Chandrayaan-2: Hope of extracting info from Vikram dims

The orbiter of Chandrayaan-2 has detected Vikram, tilted to a side on the moon due to a hard landing, but it may not be facing the right direction

Bengaluru: The ISRO control room had lost its communication link with Lander Vikram during Chandrayaan-2 just before the planned soft landing on the moon. After almost a week since then, the hope of re-establishing contact with Vikram is gradually diminishing. The ISRO is engaged in a last-ditch attempt to contact Vikram on the lunar surface.

If the lander had succeeded in making a soft landing, the rover would have come out from it and carried out certain experiments on the lunar surface. The lander was designed for a soft landing on the lunar surface. The lifespan of the rover Pragyan enclosed within it is equal to a lunar day, that is 14 days of earth, as explained earlier. Almost a week has passed since the 7 September incident. Now the ISRO has another week left to retrieve data from it.

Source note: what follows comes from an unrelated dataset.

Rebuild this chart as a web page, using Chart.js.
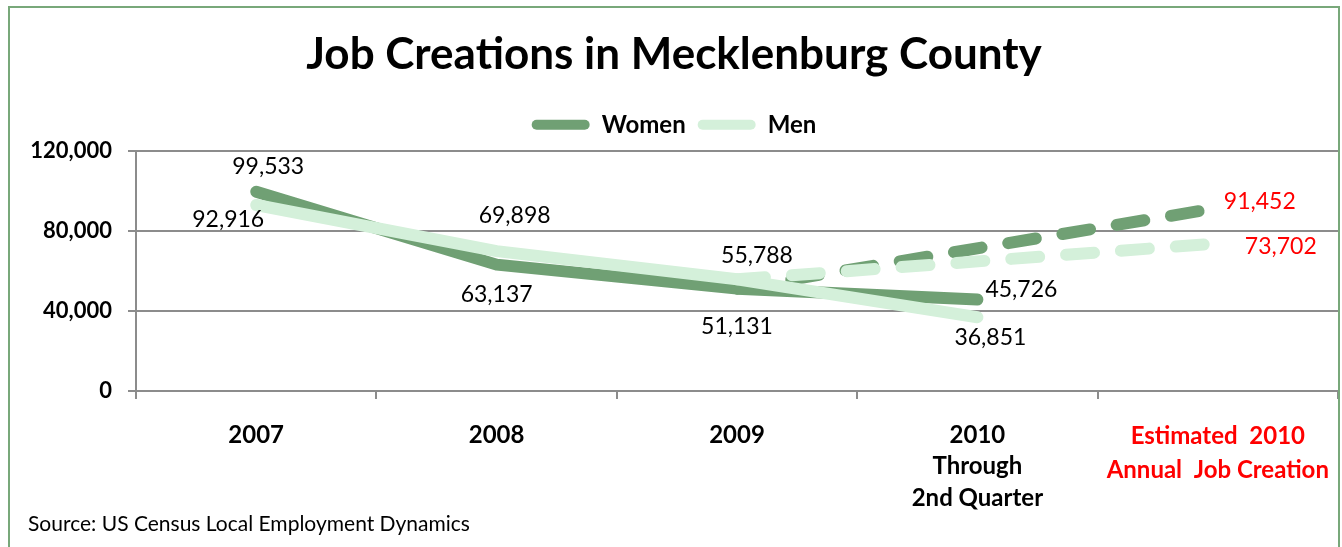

ISRO said that it would keep trying to contact the lander for 14 days. Despite all the efforts of the scientists of the space agency, communication with Vikram has not been established yet.

However, Chandrayaan-2’s orbiter detected the lander, tilted to a side on the moon surface — after a somersault — due to a hard landing, and sent its thermal image. India’s space scientists are constantly trying to get in touch with the lander, but with every passing day, the probability is lessening. A team in ISRO’s Telemetry, Tracking and Command Network located here is trying to reconnect with the lander.

An ISRO official said, “You can imagine that, with each passing hour, the work is getting more difficult. The energy available in the battery will be running out and there will be nothing left to gain and operate its energy.”

The scientist said, “With every passing minute, the situation is only getting more complicated. The possibility of contact with Vikram is becoming less likely.” Asked if there was a little chance of contact being established, the official said it was quite distant.

The official said that in the event of Vikram facing the right direction, it can still generate energy due to solar panels and can charge its batteries again, the chances of which are gradually diminishing.

Another top ISRO official said that Vikram’s hard landing on the lunar surface made it difficult to reconnect to it because it might not be in the direction that it could receive signals from the earth. He also feared damage to the lander due to the shock of hard-landing on the lunar surface.